The mystery of those Iranian missiles gets more entertaining by the hour.
Not only did the Telegraph print the doctored picture, obtained by Agence France-Presse from the website of Sepah News, it also graced the front page of The Los Angeles Times, The Chicago Tribune and several other newspapers including the National Post. According to the National Post, it also appeared on BBC News, MSNBC, Yahoo! News, NYTimes.com and many other major news websites.
The Telegraph has now published the "original" in the form of a video grab (left) from Iranian television, which shows the actual launch of three missiles.
This compares with its earlier photograph in the print version (below right). What comes over very clearly is that the Iranians have added another missile to their montage, a creative addition which adds drama to the picture.

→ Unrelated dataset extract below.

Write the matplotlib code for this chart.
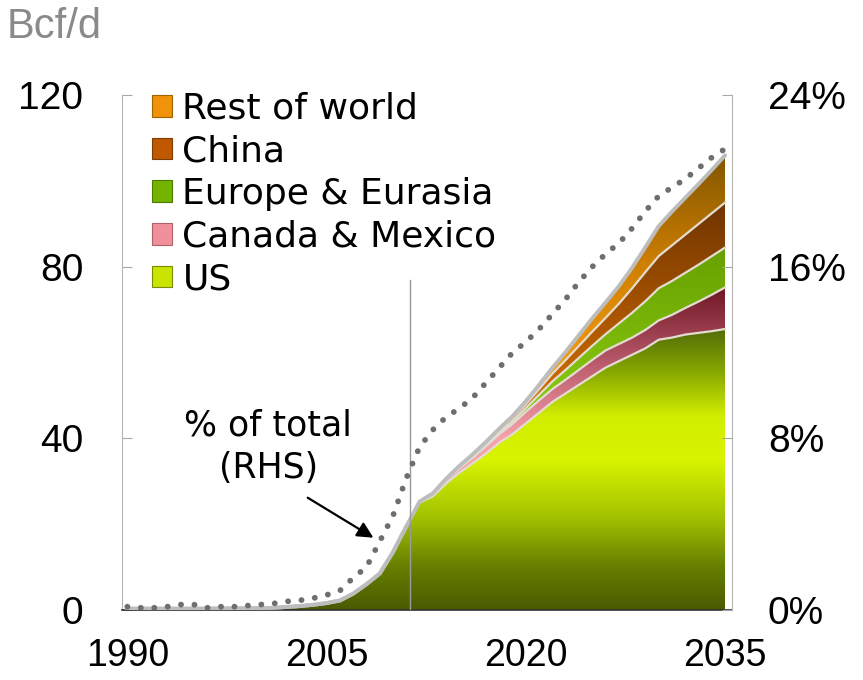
import numpy as np
import matplotlib
matplotlib.use("Agg")
import matplotlib.pyplot as plt
from matplotlib.colors import LinearSegmentedColormap
from matplotlib.patches import Patch

plt.rcParams['font.family'] = ['Liberation Sans', 'DejaVu Sans']

years = list(range(1990, 2036))

us = [0.3, 0.3, 0.3, 0.3, 0.3, 0.3, 0.3, 0.35, 0.35, 0.4,
      0.4, 0.5, 0.7, 0.9, 1.2, 1.6, 2.2, 3.8, 6.0, 8.5,
      13.5, 19.5, 25.0, 26.5, 29.5, 32.0, 34.2, 36.5, 39.0, 41.0,
      43.5, 46.0, 48.5, 50.5, 52.5, 54.5, 56.5, 58.0, 59.5, 61.0,
      63.0, 63.5, 64.2, 64.6, 65.0, 65.5]
canada_mexico = [0.0] * 22 + [0.2, 0.4, 0.7, 1.0, 1.3, 1.7, 2.0, 2.4,
                              2.7, 2.9, 3.0, 3.2, 3.5, 3.8, 4.0, 4.0, 4.0, 4.3,
                              4.5, 5.3, 6.2, 7.3, 8.5, 9.7]
europe_eurasia = [0.0] * 22 + [0.0, 0.1, 0.1, 0.2, 0.2, 0.3, 0.4, 0.6,
                               0.9, 1.3, 1.8, 2.3, 2.8, 3.3, 3.8, 4.8, 5.8, 6.7,
                               7.5, 7.9, 8.2, 8.6, 9.0, 9.3]
china = [0.0] * 22 + [0.0, 0.1, 0.1, 0.2, 0.3, 0.4, 0.5, 0.7,
                      0.9, 1.3, 1.8, 2.3, 2.8, 3.3, 3.8, 4.6, 5.7, 6.8,
                      7.5, 8.3, 8.9, 9.5, 10.0, 10.5]
rest_of_world = [0.0] * 22 + [0.1, 0.1, 0.2, 0.2, 0.3, 0.3, 0.4, 0.5,
                              0.7, 1.0, 1.4, 1.9, 2.5, 3.1, 3.6, 4.1, 4.8, 5.8,
                              7.0, 7.9, 8.6, 9.3, 10.1, 11.0]
pct_of_total = [0.15, 0.1, 0.1, 0.15, 0.25, 0.25, 0.1, 0.15, 0.15, 0.2,
                0.25, 0.3, 0.4, 0.45, 0.55, 0.7, 0.9, 1.5, 2.0, 3.2,
                4.4, 6.15, 7.6, 8.4, 9.0, 9.4, 9.9, 10.6, 11.3, 12.0,
                12.5, 13.1, 13.8, 14.5, 15.3, 16.0, 16.6, 17.1, 17.8, 18.6,
                19.3, 19.7, 20.1, 20.6, 21.1, 21.5]

series_names = ["US", "Canada & Mexico", "Europe & Eurasia", "China", "Rest of world"]
series_values = [us, canada_mexico, europe_eurasia, china, rest_of_world]

# gradient stops (data value, colour) for each layer
gradients = [
    [(0, '#4a5a00'), (10, '#667f00'), (22, '#a4c400'), (35, '#d8f400'),
     (45, '#d2ee00'), (55, '#8aaa00'), (66, '#4e690a')],
    [(40, '#f6a2aa'), (55, '#c46474'), (76, '#6a1220')],
    [(45, '#8ccc10'), (85, '#66a000')],
    [(50, '#d26c00'), (95, '#6e3400')],
    [(55, '#f59c12'), (80, '#d08000'), (107, '#7e5400')],
]
legend_colors = ['#c8e400', '#f0909a', '#74b400', '#c05800', '#f0920a']
legend_edges = ['#7c8c00', '#b06068', '#4e7c00', '#7c3c00', '#a06400']

fig = plt.figure(figsize=(8.63, 6.8), dpi=100)
ax = fig.add_axes([0.1414, 0.103, 0.7066, 0.757])
x = np.array(years, dtype=float)
ax.set_xlim(1989.6, 2035.5)
ax.set_ylim(0, 120)

base = np.zeros(len(years))
for vals, stops in zip(series_values, gradients):
    v = np.array(vals, dtype=float)
    top = base + v
    poly = ax.fill_between(x, base, top, facecolor='none', edgecolor='none', zorder=2)
    lo, hi = stops[0][0], stops[-1][0]
    cmap = LinearSegmentedColormap.from_list(
        'g', [((s - lo) / (hi - lo), c) for s, c in stops])
    grad = np.linspace(0, 1, 256).reshape(-1, 1)
    path = poly.get_paths()[0]
    img = ax.imshow(grad, cmap=cmap, aspect='auto', origin='lower',
                    extent=[x[0], x[-1], lo, hi], zorder=2,
                    interpolation='bilinear')
    img.set_clip_path(path, ax.transData)
    if lo > 0:
        img2 = ax.imshow(np.zeros((2, 1)), cmap=cmap, vmin=0, vmax=1, aspect='auto',
                         origin='lower', extent=[x[0], x[-1], 0, lo + 0.01], zorder=2)
        img2.set_clip_path(path, ax.transData)
    base = top

# separator lines between layers
base = np.zeros(len(years))
for i, vals in enumerate(series_values):
    base = base + np.array(vals, dtype=float)
    if i < len(series_values) - 1:
        ax.plot(x[21:], base[21:], color='#e2dcd2', lw=1.6, zorder=3)
ax.plot(x, base, color='#bdbdbd', lw=2.8, zorder=3, solid_capstyle='round')
ax.plot(x[:22], (np.array(us))[:22], color='#bdbdbd', lw=2.8, zorder=3)

ax.plot([2011.3, 2011.3], [0, 77], color='#9a9a9a', lw=1.0, zorder=4)

ax.set_xticks([1990, 2005, 2020, 2035])
ax.set_xticklabels(['1990', '2005', '2020', '2035'])
ax.set_yticks([0, 40, 80, 120])
ax.tick_params(axis='x', length=0, pad=20, labelsize=27)
ax.tick_params(axis='y', direction='in', length=7, color='#a8a8a8', pad=28, labelsize=28)
for s in ['top', 'right']:
    ax.spines[s].set_visible(False)
ax.spines['left'].set_color('#b4b4b4')
ax.spines['bottom'].set_color('#303030')
ax.spines['bottom'].set_linewidth(1.2)

ax2 = ax.twinx()
ax2.set_ylim(0, 24)
ax2.set_yticks([0, 8, 16, 24])
ax2.set_yticklabels(['0%', '8%', '16%', '24%'])
ax2.tick_params(axis='y', direction='in', length=7, color='#a8a8a8', pad=26, labelsize=28)
for s in ['top', 'left', 'bottom']:
    ax2.spines[s].set_visible(False)
ax2.spines['right'].set_color('#b4b4b4')
ax2.plot(x, pct_of_total, color='#6e6e70', lw=4.2, linestyle=(0, (0.01, 2.3)),
         dash_capstyle='round', zorder=5)

ax2.annotate('', xy=(2008.7, 3.3), xytext=(2003.4, 5.3),
             arrowprops=dict(arrowstyle='-|>', color='black', lw=1.6,
                             mutation_scale=24))
ax2.text(2000.6, 7.6, '% of total\n(RHS)', ha='center', va='center', fontsize=25,
         linespacing=1.3, family=['DejaVu Sans'])

handles = [Patch(facecolor=legend_colors[i], edgecolor=legend_edges[i], lw=0.8)
           for i in range(4, -1, -1)]
labels = [series_names[i] for i in range(4, -1, -1)]
leg = ax.legend(handles, labels, loc='upper left', bbox_to_anchor=(0.025, 1.035),
                frameon=False, prop={'family': 'DejaVu Sans', 'size': 26},
                handlelength=0.55, handleheight=0.55,
                handletextpad=0.3, labelspacing=0.24, borderaxespad=0)

fig.text(0.008, 0.99, 'Bcf/d', ha='left', va='top', fontsize=30, color='#8a8a8a')

fig.savefig('out.png', dpi=100)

Bizarrely, the Sepah News website owned by Iran's Revolutionary Guards has now made available as of today the original version of the same photograph (below left), this with the three missiles in flight, but with a fourth launcher visible, mounting an unfired missile. This, it would appear, had been edited out of the doctored photograph.
To add to the fun, The Telegraph now retails that the Iranian state television has today reported missiles launched from ships in the Gulf, along with torpedoes and surface-to-surface missiles. It also showed a brief clip of two missiles being fired in darkness – very convenient as this will complicate any comparative analysis.
Gone from the Telegraph's report is the caution in the earlier piece, "reported" details now assuming the veneer of fact, the paper now stating that the latest test follows "Wednesday's launch of nine missiles including a Shahab 3 long-range missile capable of hitting Israel."
Iranian officials, we are told, "suggested that missile had been improved to a range of 1,250 miles." Israeli intelligence officials, we are also informed, "have suggested this was an exaggeration."
In respect of at least one missile, however, the performance is not so much "exaggerated" as non-existent. How easy do the media fall for these tricks though, making their reports and photographs highly suspect. You would think they would learn.
UPDATE: Many newspapers are now falling over themselves to admit they have been "had", with a good animated version here.
Significantly, The Telegraph is running a story on how the Iranians doctored the photo to hide a "dud", but does not mention that it had published the doctored picture, without noticing the crude photoshopping.